▶ [SHORT EXERCISE]: Copy out the listing that follows, exact in every word, and skip the images.

:::

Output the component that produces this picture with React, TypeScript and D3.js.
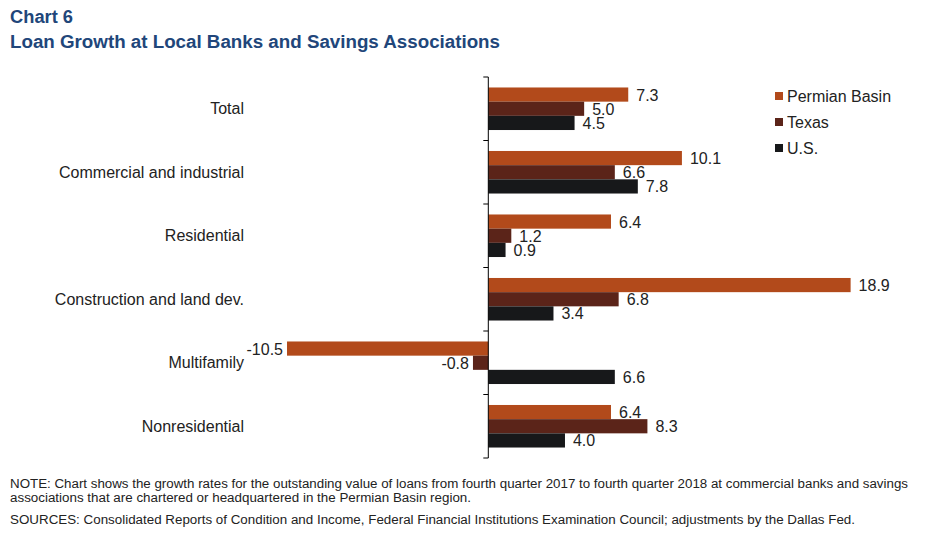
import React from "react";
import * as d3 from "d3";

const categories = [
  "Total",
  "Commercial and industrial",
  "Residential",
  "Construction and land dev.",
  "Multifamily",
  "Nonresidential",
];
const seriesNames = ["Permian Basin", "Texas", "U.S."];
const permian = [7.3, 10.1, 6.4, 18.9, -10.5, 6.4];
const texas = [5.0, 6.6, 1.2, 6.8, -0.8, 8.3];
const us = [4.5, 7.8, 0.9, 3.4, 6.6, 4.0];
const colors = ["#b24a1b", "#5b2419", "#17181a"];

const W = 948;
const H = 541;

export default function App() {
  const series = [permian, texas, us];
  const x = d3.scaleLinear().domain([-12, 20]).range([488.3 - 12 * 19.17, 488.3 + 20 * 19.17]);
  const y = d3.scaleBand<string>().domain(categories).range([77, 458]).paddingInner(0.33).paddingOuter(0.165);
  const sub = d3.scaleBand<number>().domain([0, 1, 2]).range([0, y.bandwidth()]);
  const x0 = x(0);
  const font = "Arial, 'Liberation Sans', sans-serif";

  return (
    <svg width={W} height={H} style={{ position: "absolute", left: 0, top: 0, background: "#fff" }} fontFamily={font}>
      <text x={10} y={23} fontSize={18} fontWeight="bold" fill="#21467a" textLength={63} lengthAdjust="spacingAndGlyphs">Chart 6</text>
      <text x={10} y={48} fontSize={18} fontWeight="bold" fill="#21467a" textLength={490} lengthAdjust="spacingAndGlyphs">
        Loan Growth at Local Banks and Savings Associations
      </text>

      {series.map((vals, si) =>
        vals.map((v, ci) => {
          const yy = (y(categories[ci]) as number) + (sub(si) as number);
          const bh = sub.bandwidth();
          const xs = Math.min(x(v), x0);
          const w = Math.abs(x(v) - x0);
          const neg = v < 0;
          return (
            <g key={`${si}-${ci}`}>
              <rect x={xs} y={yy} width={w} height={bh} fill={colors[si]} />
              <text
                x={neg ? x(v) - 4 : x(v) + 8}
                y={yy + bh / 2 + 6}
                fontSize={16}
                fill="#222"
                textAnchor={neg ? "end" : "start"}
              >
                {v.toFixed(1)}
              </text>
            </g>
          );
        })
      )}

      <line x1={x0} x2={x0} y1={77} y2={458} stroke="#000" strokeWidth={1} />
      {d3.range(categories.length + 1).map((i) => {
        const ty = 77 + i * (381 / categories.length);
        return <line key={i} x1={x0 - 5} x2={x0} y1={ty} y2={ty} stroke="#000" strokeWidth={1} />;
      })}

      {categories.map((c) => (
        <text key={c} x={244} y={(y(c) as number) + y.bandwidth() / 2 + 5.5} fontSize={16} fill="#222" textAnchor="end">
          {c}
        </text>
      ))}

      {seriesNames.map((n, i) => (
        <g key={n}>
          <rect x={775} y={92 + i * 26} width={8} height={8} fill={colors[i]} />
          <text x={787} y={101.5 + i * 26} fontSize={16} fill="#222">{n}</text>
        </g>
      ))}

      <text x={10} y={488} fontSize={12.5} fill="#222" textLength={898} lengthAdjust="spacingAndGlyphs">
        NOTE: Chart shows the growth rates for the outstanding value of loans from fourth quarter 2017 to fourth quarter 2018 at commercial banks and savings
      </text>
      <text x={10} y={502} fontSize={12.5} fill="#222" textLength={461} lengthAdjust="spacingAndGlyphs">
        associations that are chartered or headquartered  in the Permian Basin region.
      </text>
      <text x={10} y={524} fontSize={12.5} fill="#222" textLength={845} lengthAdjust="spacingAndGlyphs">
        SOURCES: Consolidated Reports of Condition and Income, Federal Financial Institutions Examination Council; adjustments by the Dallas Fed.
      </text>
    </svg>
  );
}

:::

▶ [OUTPUT FOR THIS TASK]:
Output the component that produces this picture with React, TypeScript and D3.js.
import React from "react";
import * as d3 from "d3";

const categories = [
  "Total",
  "Commercial and industrial",
  "Residential",
  "Construction and land dev.",
  "Multifamily",
  "Nonresidential",
];
const seriesNames = ["Permian Basin", "Texas", "U.S."];
const permian = [7.3, 10.1, 6.4, 18.9, -10.5, 6.4];
const texas = [5.0, 6.6, 1.2, 6.8, -0.8, 8.3];
const us = [4.5, 7.8, 0.9, 3.4, 6.6, 4.0];
const colors = ["#b24a1b", "#5b2419", "#17181a"];

const W = 948;
const H = 541;

export default function App() {
  const series = [permian, texas, us];
  const x = d3.scaleLinear().domain([-12, 20]).range([488.3 - 12 * 19.17, 488.3 + 20 * 19.17]);
  const y = d3.scaleBand<string>().domain(categories).range([77, 458]).paddingInner(0.33).paddingOuter(0.165);
  const sub = d3.scaleBand<number>().domain([0, 1, 2]).range([0, y.bandwidth()]);
  const x0 = x(0);
  const font = "Arial, 'Liberation Sans', sans-serif";

  return (
    <svg width={W} height={H} style={{ position: "absolute", left: 0, top: 0, background: "#fff" }} fontFamily={font}>
      <text x={10} y={23} fontSize={18} fontWeight="bold" fill="#21467a" textLength={63} lengthAdjust="spacingAndGlyphs">Chart 6</text>
      <text x={10} y={48} fontSize={18} fontWeight="bold" fill="#21467a" textLength={490} lengthAdjust="spacingAndGlyphs">
        Loan Growth at Local Banks and Savings Associations
      </text>

      {series.map((vals, si) =>
        vals.map((v, ci) => {
          const yy = (y(categories[ci]) as number) + (sub(si) as number);
          const bh = sub.bandwidth();
          const xs = Math.min(x(v), x0);
          const w = Math.abs(x(v) - x0);
          const neg = v < 0;
          return (
            <g key={`${si}-${ci}`}>
              <rect x={xs} y={yy} width={w} height={bh} fill={colors[si]} />
              <text
                x={neg ? x(v) - 4 : x(v) + 8}
                y={yy + bh / 2 + 6}
                fontSize={16}
                fill="#222"
                textAnchor={neg ? "end" : "start"}
              >
                {v.toFixed(1)}
              </text>
            </g>
          );
        })
      )}

      <line x1={x0} x2={x0} y1={77} y2={458} stroke="#000" strokeWidth={1} />
      {d3.range(categories.length + 1).map((i) => {
        const ty = 77 + i * (381 / categories.length);
        return <line key={i} x1={x0 - 5} x2={x0} y1={ty} y2={ty} stroke="#000" strokeWidth={1} />;
      })}

      {categories.map((c) => (
        <text key={c} x={244} y={(y(c) as number) + y.bandwidth() / 2 + 5.5} fontSize={16} fill="#222" textAnchor="end">
          {c}
        </text>
      ))}

      {seriesNames.map((n, i) => (
        <g key={n}>
          <rect x={775} y={92 + i * 26} width={8} height={8} fill={colors[i]} />
          <text x={787} y={101.5 + i * 26} fontSize={16} fill="#222">{n}</text>
        </g>
      ))}

      <text x={10} y={488} fontSize={12.5} fill="#222" textLength={898} lengthAdjust="spacingAndGlyphs">
        NOTE: Chart shows the growth rates for the outstanding value of loans from fourth quarter 2017 to fourth quarter 2018 at commercial banks and savings
      </text>
      <text x={10} y={502} fontSize={12.5} fill="#222" textLength={461} lengthAdjust="spacingAndGlyphs">
        associations that are chartered or headquartered  in the Permian Basin region.
      </text>
      <text x={10} y={524} fontSize={12.5} fill="#222" textLength={845} lengthAdjust="spacingAndGlyphs">
        SOURCES: Consolidated Reports of Condition and Income, Federal Financial Institutions Examination Council; adjustments by the Dallas Fed.
      </text>
    </svg>
  );
}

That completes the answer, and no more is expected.